WORK TO BE COMPLETED.
Nothing outside the lines from the one containing "Reproduce this chart with Apache ECharts." through the one containing "var yTicks = [0, 50, 100, 150];" should be copied, and no pictures either. Copy those lines exactly.

— Start of LISTING —

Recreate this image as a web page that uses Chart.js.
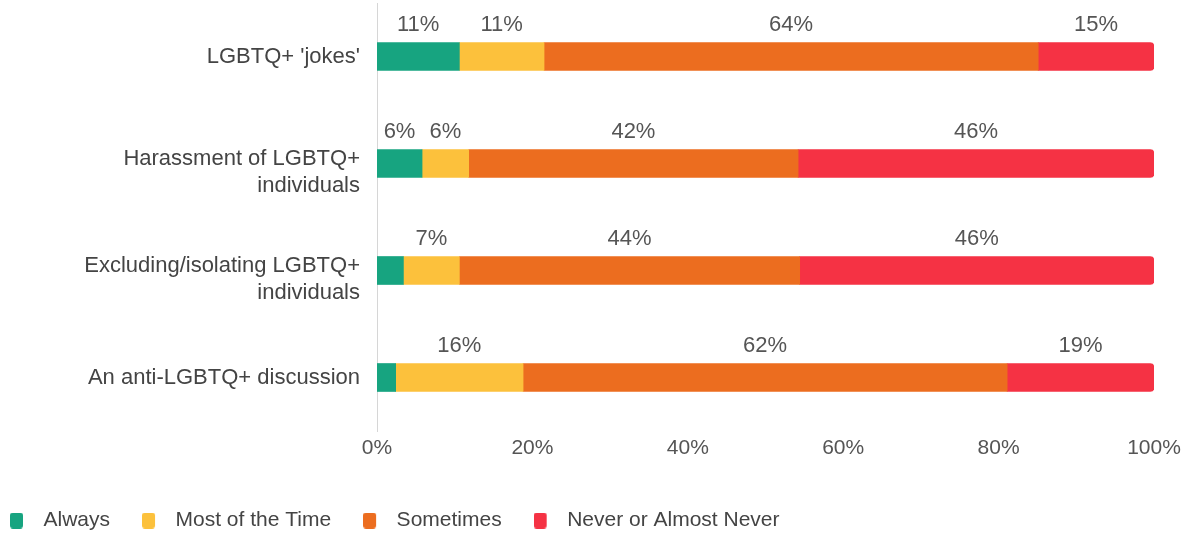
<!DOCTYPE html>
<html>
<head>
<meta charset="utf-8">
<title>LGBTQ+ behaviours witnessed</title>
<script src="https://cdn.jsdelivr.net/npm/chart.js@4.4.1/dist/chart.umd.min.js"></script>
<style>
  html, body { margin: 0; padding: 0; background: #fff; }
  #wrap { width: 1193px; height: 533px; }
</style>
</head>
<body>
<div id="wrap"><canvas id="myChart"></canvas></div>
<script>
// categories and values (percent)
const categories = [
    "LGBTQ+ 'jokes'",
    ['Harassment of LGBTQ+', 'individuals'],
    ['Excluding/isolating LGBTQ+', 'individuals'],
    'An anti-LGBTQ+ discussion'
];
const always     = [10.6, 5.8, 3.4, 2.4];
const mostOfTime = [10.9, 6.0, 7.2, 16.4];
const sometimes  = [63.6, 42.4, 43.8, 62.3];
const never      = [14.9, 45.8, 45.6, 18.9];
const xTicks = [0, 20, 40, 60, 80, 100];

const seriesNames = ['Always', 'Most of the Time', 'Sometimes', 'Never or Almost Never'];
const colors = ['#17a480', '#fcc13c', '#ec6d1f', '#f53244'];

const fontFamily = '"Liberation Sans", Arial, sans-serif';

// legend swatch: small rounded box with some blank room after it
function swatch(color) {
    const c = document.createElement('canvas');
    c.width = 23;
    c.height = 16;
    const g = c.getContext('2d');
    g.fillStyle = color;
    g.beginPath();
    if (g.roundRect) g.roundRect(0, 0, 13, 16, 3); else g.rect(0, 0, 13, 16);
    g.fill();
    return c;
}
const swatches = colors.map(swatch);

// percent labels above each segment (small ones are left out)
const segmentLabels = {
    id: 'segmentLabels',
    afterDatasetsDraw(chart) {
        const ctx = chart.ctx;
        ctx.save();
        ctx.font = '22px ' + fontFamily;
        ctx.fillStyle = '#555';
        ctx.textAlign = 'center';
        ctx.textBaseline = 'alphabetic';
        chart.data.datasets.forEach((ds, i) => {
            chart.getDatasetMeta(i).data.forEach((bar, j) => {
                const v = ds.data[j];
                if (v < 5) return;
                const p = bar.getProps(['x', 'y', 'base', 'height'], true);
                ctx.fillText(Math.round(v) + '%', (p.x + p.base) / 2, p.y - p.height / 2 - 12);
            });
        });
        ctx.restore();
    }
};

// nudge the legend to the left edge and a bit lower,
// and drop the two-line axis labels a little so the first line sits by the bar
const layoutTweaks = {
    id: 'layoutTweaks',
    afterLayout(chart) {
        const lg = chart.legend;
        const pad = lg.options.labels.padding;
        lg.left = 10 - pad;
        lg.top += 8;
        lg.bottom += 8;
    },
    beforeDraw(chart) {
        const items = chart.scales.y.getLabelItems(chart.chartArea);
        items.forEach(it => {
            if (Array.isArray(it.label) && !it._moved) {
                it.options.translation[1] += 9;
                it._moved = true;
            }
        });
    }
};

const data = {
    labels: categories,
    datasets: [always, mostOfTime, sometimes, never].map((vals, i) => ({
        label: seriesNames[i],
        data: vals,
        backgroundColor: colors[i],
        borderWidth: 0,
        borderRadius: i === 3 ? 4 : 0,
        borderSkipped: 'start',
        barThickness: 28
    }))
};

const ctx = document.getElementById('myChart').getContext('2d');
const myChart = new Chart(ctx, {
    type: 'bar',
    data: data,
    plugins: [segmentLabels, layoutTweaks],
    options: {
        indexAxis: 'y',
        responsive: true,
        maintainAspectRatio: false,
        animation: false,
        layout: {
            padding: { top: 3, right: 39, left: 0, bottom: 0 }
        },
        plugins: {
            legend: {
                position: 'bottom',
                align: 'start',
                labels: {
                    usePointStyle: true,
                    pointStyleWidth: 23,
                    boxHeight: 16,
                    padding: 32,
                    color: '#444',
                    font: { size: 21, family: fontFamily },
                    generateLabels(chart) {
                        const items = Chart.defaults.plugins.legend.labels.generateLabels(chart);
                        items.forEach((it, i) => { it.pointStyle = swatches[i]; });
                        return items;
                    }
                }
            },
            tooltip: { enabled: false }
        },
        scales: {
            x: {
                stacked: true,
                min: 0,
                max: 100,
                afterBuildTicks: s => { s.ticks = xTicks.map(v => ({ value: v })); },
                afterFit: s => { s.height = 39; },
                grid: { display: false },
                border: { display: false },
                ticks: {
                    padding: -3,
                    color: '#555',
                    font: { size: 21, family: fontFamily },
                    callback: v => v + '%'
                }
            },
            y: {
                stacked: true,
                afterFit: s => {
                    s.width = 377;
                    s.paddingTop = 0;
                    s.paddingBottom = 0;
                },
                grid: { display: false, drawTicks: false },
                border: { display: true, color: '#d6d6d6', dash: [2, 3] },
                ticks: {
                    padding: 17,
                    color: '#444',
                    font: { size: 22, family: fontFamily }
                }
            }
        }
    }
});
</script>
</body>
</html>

— End of LISTING —
— Start of LISTING —

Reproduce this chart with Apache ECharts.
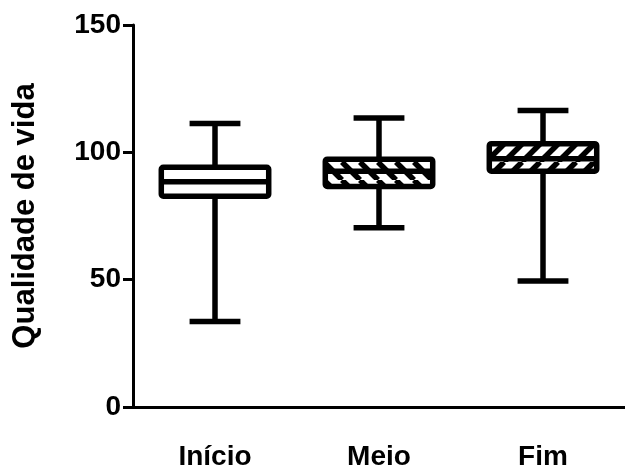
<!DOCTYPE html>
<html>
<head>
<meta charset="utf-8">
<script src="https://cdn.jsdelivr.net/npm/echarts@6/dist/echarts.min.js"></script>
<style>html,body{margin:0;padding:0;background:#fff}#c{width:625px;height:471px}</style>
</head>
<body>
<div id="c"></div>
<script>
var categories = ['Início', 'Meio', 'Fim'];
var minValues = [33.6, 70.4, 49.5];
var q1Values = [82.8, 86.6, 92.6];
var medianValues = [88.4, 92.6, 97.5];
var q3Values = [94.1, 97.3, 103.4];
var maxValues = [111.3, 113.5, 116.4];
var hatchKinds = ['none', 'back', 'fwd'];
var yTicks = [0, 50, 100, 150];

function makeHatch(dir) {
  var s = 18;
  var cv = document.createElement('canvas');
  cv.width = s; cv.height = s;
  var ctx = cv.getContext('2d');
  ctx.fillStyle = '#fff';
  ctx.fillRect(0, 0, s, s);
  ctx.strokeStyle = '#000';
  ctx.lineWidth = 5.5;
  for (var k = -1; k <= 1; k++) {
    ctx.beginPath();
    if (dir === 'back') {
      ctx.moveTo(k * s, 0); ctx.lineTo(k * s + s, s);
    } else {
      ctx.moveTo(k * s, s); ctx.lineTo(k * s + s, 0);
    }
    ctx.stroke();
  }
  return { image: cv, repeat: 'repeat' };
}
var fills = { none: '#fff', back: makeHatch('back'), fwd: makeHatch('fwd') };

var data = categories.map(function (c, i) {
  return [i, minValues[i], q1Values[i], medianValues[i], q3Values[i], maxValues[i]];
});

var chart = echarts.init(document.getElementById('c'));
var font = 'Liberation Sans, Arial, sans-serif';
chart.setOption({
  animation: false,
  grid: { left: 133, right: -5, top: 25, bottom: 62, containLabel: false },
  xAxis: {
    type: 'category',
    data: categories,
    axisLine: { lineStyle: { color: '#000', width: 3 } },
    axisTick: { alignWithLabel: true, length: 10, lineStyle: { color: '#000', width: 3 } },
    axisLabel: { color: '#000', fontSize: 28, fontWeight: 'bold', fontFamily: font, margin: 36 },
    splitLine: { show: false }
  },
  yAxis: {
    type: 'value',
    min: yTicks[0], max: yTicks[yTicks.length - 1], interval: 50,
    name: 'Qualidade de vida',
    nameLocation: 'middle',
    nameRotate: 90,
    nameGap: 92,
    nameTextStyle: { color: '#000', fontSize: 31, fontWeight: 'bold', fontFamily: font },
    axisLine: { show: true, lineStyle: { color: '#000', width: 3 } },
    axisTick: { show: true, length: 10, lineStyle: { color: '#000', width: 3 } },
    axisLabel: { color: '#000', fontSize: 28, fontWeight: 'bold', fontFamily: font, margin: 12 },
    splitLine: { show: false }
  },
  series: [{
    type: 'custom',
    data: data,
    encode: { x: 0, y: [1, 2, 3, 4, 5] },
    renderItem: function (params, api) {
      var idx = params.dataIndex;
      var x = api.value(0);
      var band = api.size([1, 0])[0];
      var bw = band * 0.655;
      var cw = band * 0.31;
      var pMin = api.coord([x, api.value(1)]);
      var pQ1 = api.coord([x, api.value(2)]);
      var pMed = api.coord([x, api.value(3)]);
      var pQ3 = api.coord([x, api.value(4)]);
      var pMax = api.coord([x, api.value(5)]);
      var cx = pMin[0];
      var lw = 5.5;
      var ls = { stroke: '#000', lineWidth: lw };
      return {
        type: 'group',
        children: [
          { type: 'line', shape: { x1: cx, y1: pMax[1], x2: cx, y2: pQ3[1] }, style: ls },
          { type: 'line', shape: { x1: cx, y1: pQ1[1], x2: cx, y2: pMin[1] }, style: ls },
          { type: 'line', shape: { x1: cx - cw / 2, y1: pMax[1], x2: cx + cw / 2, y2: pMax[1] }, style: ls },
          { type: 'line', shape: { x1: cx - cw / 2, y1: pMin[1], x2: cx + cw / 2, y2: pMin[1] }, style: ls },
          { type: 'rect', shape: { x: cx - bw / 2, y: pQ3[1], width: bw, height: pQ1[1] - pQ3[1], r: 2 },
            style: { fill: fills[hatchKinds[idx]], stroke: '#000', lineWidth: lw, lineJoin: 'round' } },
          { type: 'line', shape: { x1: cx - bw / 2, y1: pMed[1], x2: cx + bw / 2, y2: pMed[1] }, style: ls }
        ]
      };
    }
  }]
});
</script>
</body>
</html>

— End of LISTING —

TASK RESPONSE.
Reproduce this chart with Apache ECharts.
<!DOCTYPE html>
<html>
<head>
<meta charset="utf-8">
<script src="https://cdn.jsdelivr.net/npm/echarts@6/dist/echarts.min.js"></script>
<style>html,body{margin:0;padding:0;background:#fff}#c{width:625px;height:471px}</style>
</head>
<body>
<div id="c"></div>
<script>
var categories = ['Início', 'Meio', 'Fim'];
var minValues = [33.6, 70.4, 49.5];
var q1Values = [82.8, 86.6, 92.6];
var medianValues = [88.4, 92.6, 97.5];
var q3Values = [94.1, 97.3, 103.4];
var maxValues = [111.3, 113.5, 116.4];
var hatchKinds = ['none', 'back', 'fwd'];
var yTicks = [0, 50, 100, 150];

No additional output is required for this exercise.